PROBLEM: Every line in the data below from the one containing "Output the LaTeX" down to the one containing "(vmax) at (252,380);", both included, must be retyped exactly; no other line is to appear.

RECORD LIST:
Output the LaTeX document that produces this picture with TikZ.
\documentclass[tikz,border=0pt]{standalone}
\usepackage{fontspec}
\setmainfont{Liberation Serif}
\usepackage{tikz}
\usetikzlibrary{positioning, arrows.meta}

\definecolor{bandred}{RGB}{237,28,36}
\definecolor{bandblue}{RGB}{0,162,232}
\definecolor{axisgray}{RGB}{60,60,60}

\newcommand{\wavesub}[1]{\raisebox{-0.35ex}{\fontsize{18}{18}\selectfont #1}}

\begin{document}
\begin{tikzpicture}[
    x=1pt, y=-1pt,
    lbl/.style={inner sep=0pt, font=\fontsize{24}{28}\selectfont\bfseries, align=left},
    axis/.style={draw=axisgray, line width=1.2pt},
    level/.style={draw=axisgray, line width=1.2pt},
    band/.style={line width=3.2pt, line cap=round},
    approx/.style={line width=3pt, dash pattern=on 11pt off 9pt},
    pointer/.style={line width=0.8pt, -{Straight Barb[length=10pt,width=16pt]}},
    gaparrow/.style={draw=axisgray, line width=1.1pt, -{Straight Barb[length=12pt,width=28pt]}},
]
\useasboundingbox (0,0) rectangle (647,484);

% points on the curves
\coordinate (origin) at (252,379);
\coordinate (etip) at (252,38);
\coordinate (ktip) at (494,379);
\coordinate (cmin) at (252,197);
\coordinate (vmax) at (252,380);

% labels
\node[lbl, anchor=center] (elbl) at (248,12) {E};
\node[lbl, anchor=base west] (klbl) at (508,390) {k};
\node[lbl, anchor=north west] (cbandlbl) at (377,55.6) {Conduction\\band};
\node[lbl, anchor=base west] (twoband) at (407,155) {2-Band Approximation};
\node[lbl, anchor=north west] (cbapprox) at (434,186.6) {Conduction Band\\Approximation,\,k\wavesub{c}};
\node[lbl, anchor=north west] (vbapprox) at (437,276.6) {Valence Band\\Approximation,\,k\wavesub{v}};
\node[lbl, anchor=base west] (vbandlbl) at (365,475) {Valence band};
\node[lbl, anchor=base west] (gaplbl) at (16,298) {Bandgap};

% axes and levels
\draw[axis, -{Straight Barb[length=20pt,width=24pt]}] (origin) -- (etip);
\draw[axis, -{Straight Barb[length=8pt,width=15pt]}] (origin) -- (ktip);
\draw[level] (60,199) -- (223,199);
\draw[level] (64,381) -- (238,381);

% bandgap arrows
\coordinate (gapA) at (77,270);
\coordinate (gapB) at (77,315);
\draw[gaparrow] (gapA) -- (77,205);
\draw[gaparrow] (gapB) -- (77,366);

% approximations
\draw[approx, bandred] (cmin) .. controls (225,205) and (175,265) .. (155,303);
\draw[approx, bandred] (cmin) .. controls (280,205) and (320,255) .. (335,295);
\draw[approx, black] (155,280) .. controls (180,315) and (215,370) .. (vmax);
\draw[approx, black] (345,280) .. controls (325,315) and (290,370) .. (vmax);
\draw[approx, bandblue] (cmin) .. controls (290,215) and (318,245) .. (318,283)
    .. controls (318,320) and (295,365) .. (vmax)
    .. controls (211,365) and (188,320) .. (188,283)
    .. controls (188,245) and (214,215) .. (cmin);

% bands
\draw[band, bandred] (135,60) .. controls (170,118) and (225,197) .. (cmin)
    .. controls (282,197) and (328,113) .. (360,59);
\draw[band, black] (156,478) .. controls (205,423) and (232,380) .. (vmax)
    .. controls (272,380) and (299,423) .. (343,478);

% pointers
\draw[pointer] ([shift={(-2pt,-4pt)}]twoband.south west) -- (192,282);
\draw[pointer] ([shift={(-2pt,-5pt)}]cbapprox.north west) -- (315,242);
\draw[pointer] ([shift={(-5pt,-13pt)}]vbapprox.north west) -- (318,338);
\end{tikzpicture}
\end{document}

--

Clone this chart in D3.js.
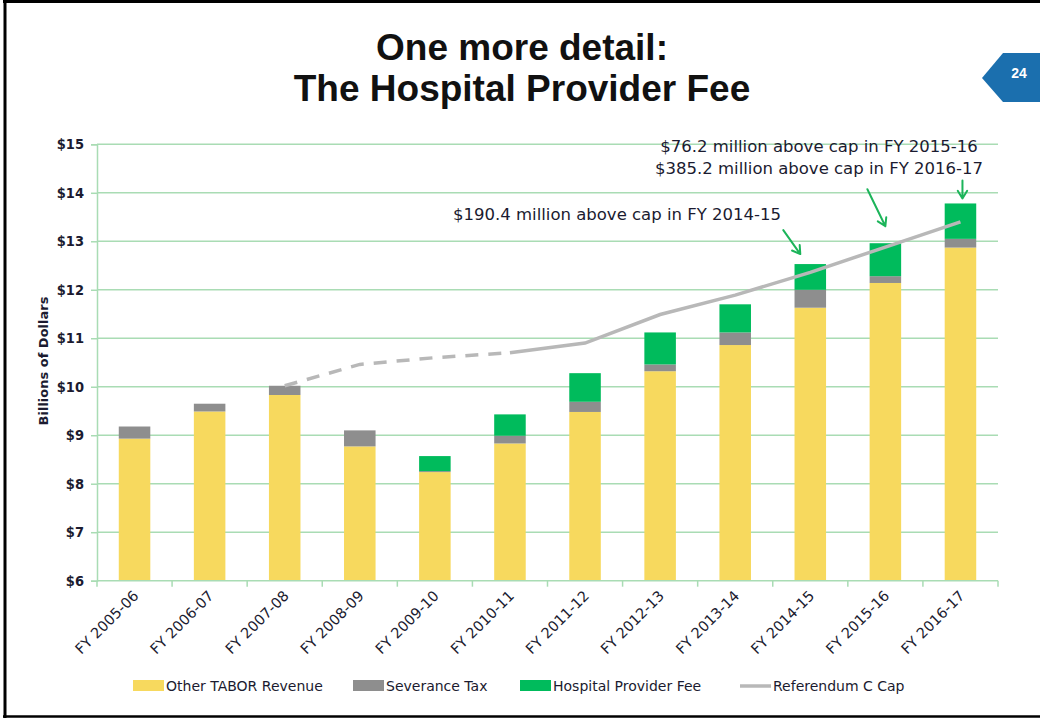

COMPLETE OUTPUT:
Output the LaTeX document that produces this picture with TikZ.
\documentclass[tikz,border=0pt]{standalone}
\usepackage{fontspec}
\setmainfont{Liberation Serif}
\usepackage{tikz}
\usetikzlibrary{positioning, arrows.meta}

\definecolor{bandred}{RGB}{237,28,36}
\definecolor{bandblue}{RGB}{0,162,232}
\definecolor{axisgray}{RGB}{60,60,60}

\newcommand{\wavesub}[1]{\raisebox{-0.35ex}{\fontsize{18}{18}\selectfont #1}}

\begin{document}
\begin{tikzpicture}[
    x=1pt, y=-1pt,
    lbl/.style={inner sep=0pt, font=\fontsize{24}{28}\selectfont\bfseries, align=left},
    axis/.style={draw=axisgray, line width=1.2pt},
    level/.style={draw=axisgray, line width=1.2pt},
    band/.style={line width=3.2pt, line cap=round},
    approx/.style={line width=3pt, dash pattern=on 11pt off 9pt},
    pointer/.style={line width=0.8pt, -{Straight Barb[length=10pt,width=16pt]}},
    gaparrow/.style={draw=axisgray, line width=1.1pt, -{Straight Barb[length=12pt,width=28pt]}},
]
\useasboundingbox (0,0) rectangle (647,484);

% points on the curves
\coordinate (origin) at (252,379);
\coordinate (etip) at (252,38);
\coordinate (ktip) at (494,379);
\coordinate (cmin) at (252,197);
\coordinate (vmax) at (252,380);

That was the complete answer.